Bullaunancheathrairaluinn, Eochaill, Co. Galway
Co. Galway |
Holy Sites & Wells
A shallow oval hollow worn into bare rock, enclosed by a low drystone wall and barely larger than a sheet of paper, might not register as significant at first glance.
But Bullán na Ceathrair Álainn, on Inis Mór in County Galway, is one of those quietly persistent places where people have been leaving offerings for a very long time, and apparently continue to do so. A bullaun is a natural or artificially deepened basin in stone, found at early Christian sites across Ireland, often associated with saints, healing, or the efficacy of cursing; this one measures roughly 0.85 metres by 0.45 metres and opens towards the north, its edges defined by a modest drystone enclosure that sets it apart from the surrounding rock.
The bullaun sits some seven metres southeast of Teampall na Ceathrair Álainn, a church whose name translates as the Church of the Four Beautiful Saints, and the bullaun takes its name from the same dedication.
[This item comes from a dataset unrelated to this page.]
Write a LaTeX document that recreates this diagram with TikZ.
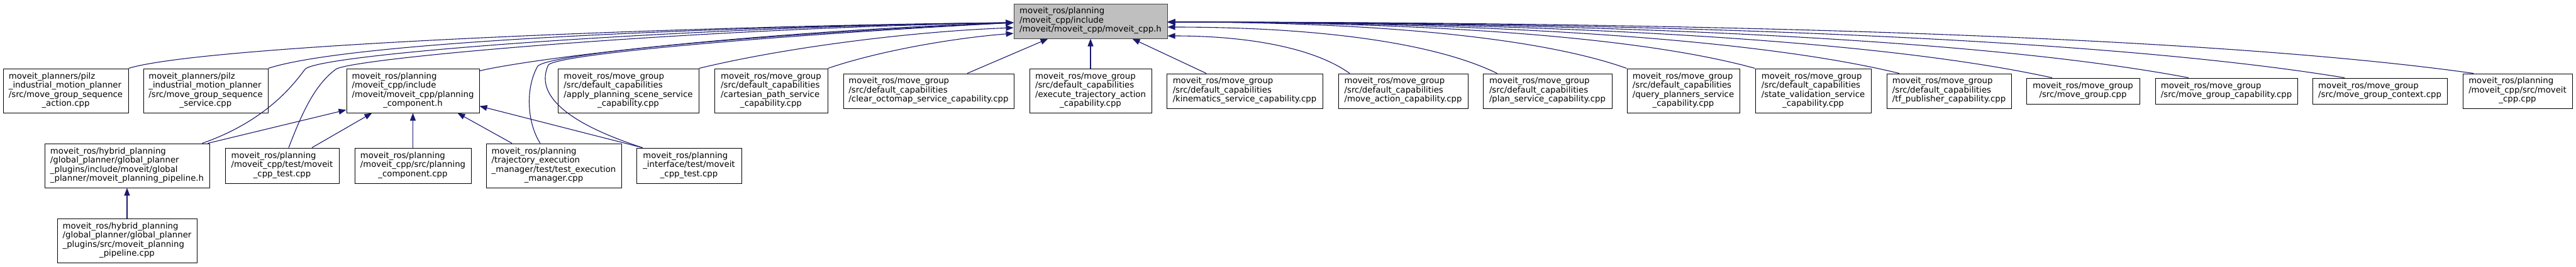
\documentclass[tikz,border=0pt]{standalone}
\usepackage{fontspec}
\setmainfont{DejaVu Sans}
\usetikzlibrary{arrows.meta}
\definecolor{edgecol}{RGB}{25,25,112}
\definecolor{mainfill}{RGB}{191,191,191}
\definecolor{mainborder}{RGB}{64,64,64}
\newcommand\dtxt[2]{\begin{tabular}{@{}l@{}}#1\\\multicolumn{1}{@{}c@{}}{#2}\end{tabular}}
\newcommand\dnode[7][]{\node[dbox,#1,minimum width={(#5-#3)*1bp},minimum height={(#6-#4)*1bp}] (#2) at ({(#3+#5)/2},{(#4+#6)/2}) {#7};}
\tikzset{
  dbox/.style={draw=black, fill=white, line width=1bp, inner sep=0pt, font=\fontsize{13.33}{14.5}\selectfont},
  mainbox/.style={draw=mainborder, fill=mainfill},
  dep/.style={draw=edgecol, line width=1.1bp, -{Triangle[length=12bp,width=9bp]}}
}
\begin{document}
\begin{tikzpicture}[x=1bp,y=-1bp]
\useasboundingbox[fill=white] (0,0) rectangle (4096,423);
% main node
\dnode[mainbox]{main}{1612}{6}{1856}{61}{\dtxt{moveit\_ros/planning\\/moveit\_cpp/include}{/moveit/moveit\_cpp/moveit\_cpp.h}}
% row 1
\dnode{n1}{5}{109}{204}{179}{\dtxt{moveit\_planners/pilz\\\_industrial\_motion\_planner\\/src/move\_group\_sequence}{\_action.cpp}}
\dnode{n2}{228}{109}{426}{179}{\dtxt{moveit\_planners/pilz\\\_industrial\_motion\_planner\\/src/move\_group\_sequence}{\_service.cpp}}
\dnode{pch}{551}{109}{762}{179}{\dtxt{moveit\_ros/planning\\/moveit\_cpp/include\\/moveit/moveit\_cpp/planning}{\_component.h}}
\dnode{apply}{887}{109}{1111}{179}{\dtxt{moveit\_ros/move\_group\\/src/default\_capabilities\\/apply\_planning\_scene\_service}{\_capability.cpp}}
\dnode{cart}{1136}{109}{1316}{179}{\dtxt{moveit\_ros/move\_group\\/src/default\_capabilities\\/cartesian\_path\_service}{\_capability.cpp}}
\dnode{clear}{1341}{117}{1612}{172}{\dtxt{moveit\_ros/move\_group\\/src/default\_capabilities}{/clear\_octomap\_service\_capability.cpp}}
\dnode{exec}{1637}{109}{1831}{179}{\dtxt{moveit\_ros/move\_group\\/src/default\_capabilities\\/execute\_trajectory\_action}{\_capability.cpp}}
\dnode{kin}{1855}{117}{2103}{172}{\dtxt{moveit\_ros/move\_group\\/src/default\_capabilities}{/kinematics\_service\_capability.cpp}}
\dnode{mact}{2128}{117}{2334}{172}{\dtxt{moveit\_ros/move\_group\\/src/default\_capabilities}{/move\_action\_capability.cpp}}
\dnode{plan}{2358}{117}{2563}{172}{\dtxt{moveit\_ros/move\_group\\/src/default\_capabilities}{/plan\_service\_capability.cpp}}
\dnode{query}{2587}{109}{2766}{179}{\dtxt{moveit\_ros/move\_group\\/src/default\_capabilities\\/query\_planners\_service}{\_capability.cpp}}
\dnode{state}{2791}{109}{2975}{179}{\dtxt{moveit\_ros/move\_group\\/src/default\_capabilities\\/state\_validation\_service}{\_capability.cpp}}
\dnode{tf}{3000}{117}{3198}{172}{\dtxt{moveit\_ros/move\_group\\/src/default\_capabilities}{/tf\_publisher\_capability.cpp}}
\dnode{mg}{3222}{124}{3402}{165}{\dtxt{moveit\_ros/move\_group}{/src/move\_group.cpp}}
\dnode{mgc}{3427}{124}{3653}{165}{\dtxt{moveit\_ros/move\_group}{/src/move\_group\_capability.cpp}}
\dnode{mgx}{3677}{124}{3891}{165}{\dtxt{moveit\_ros/move\_group}{/src/move\_group\_context.cpp}}
\dnode{mcc}{3916}{117}{4090}{172}{\dtxt{moveit\_ros/planning\\/moveit\_cpp/src/moveit}{\_cpp.cpp}}
% row 2
\dnode{hyb}{71}{228}{333}{298}{\dtxt{moveit\_ros/hybrid\_planning\\/global\_planner/global\_planner\\\_plugins/include/moveit/global}{\_planner/moveit\_planning\_pipeline.h}}
\dnode{mct}{358}{235}{539}{291}{\dtxt{moveit\_ros/planning\\/moveit\_cpp/test/moveit}{\_cpp\_test.cpp}}
\dnode{pcc}{564}{235}{749}{291}{\dtxt{moveit\_ros/planning\\/moveit\_cpp/src/planning}{\_component.cpp}}
\dnode{tem}{773}{228}{988}{298}{\dtxt{moveit\_ros/planning\\/trajectory\_execution\\\_manager/test/test\_execution}{\_manager.cpp}}
\dnode{pit}{1012}{235}{1179}{291}{\dtxt{moveit\_ros/planning\\\_interface/test/moveit}{\_cpp\_test.cpp}}
% row 3
\dnode{pip}{91}{347}{313}{417}{\dtxt{moveit\_ros/hybrid\_planning\\/global\_planner/global\_planner\\\_plugins/src/moveit\_planning}{\_pipeline.cpp}}
% ports on main node
\coordinate (L1) at ([yshift=-2.5bp]main.west);
\coordinate (L2) at ([yshift=-10.5bp]main.west);
\coordinate (L3) at ([yshift=-19.5bp]main.west);
\coordinate (R1) at ([yshift=-1.5bp]main.east);
\coordinate (R2) at ([yshift=-9.5bp]main.east);
\coordinate (R3) at ([yshift=-23.5bp]main.east);
% left edges into main
\draw[dep] (n1.north east) .. controls (330,70) and (1150,40) .. (L1);
\draw[dep] (n2.north east) .. controls (560,65) and (1150,42) .. (L1);
\draw[dep] ([xshift=-12bp]hyb.north east) .. controls (430,190) and (473,125) .. (485,110) .. controls (505,85) and (1100,42) .. (L1);
\draw[dep] ([xshift=10.5bp]mct.north) .. controls (480,180) and (500,135) .. (534,110) .. controls (560,92) and (1100,45) .. (L1);
\draw[dep] ([yshift=-4bp]pch.north east) .. controls (850,92) and (1200,50) .. (L1);
\draw[dep] ([xshift=-21.5bp]tem.north) .. controls (838,195) and (835,140) .. (855,105) .. controls (875,85) and (1200,55) .. (L1);
\draw[dep] ([xshift=10bp]pit.north west) .. controls (900,195) and (850,150) .. (872,103) .. controls (890,85) and (1250,55) .. (L1);
\draw[dep] (apply.north east) .. controls (1250,75) and (1450,50) .. (L2);
\draw[dep] (cart.north east) .. controls (1400,80) and (1520,60) .. (L3);
% bottom edges into main
\draw[dep] ([xshift=61.5bp]clear.north) -- ([xshift=55bp]main.south west);
\draw[dep] (exec.north) -- (main.south);
\draw[dep] ([xshift=-61bp]kin.north) -- ([xshift=-56bp]main.south east);
% right edges into main
\draw[dep] ([xshift=-85bp]mact.north) .. controls (2088,75) and (1981,57) .. (R3);
\draw[dep] ([xshift=-80bp]plan.north) .. controls (2275,65) and (2081,43) .. (R2);
\draw[dep] (query.north west) .. controls (2441,57) and (2170,35) .. (R1);
\draw[dep] (state.north west) .. controls (2604,57) and (2258,35) .. (R1);
\draw[dep] ([xshift=-79bp]tf.north) .. controls (2787,60) and (2357,35) .. (R1);
\draw[dep] ([xshift=-49bp]mg.north) .. controls (2982,62) and (2461,35) .. (R1);
\draw[dep] ([xshift=-60bp]mgc.north) .. controls (3155,62) and (2554,35) .. (R1);
\draw[dep] ([xshift=-56bp]mgx.north) .. controls (3354,62) and (2661,35) .. (R1);
\draw[dep] ([xshift=-70bp]mcc.north) .. controls (3533,60) and (2756,35) .. (R1);
% edges into planning_component.h
\draw[dep] ([xshift=-3bp]hyb.north east) -- ([yshift=5bp]pch.south west);
\draw[dep] ([xshift=47.5bp]mct.north) -- ([xshift=41bp]pch.south west);
\draw[dep] (pcc.north) -- (pch.south);
\draw[dep] ([xshift=-66.5bp]tem.north) -- ([xshift=-35bp]pch.south east);
\draw[dep] ([xshift=10bp]pit.north west) -- ([yshift=11bp]pch.south east);
% pipeline
\draw[dep] (pip.north) -- (hyb.south);
\end{tikzpicture}
\end{document}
The site was noted by the antiquarian T. J. Westropp as early as 1895, and again by O'Flanagan in 1927, placing it within a long tradition of scholarly interest in the sacred landscape of the Aran Islands. The modern offerings visible at the basin suggest that whatever ritual or devotional significance the spot once held has not entirely faded; people still come, still leave things behind, still mark the place as meaningful in some way that resists easy categorisation as either purely religious or purely folkloric.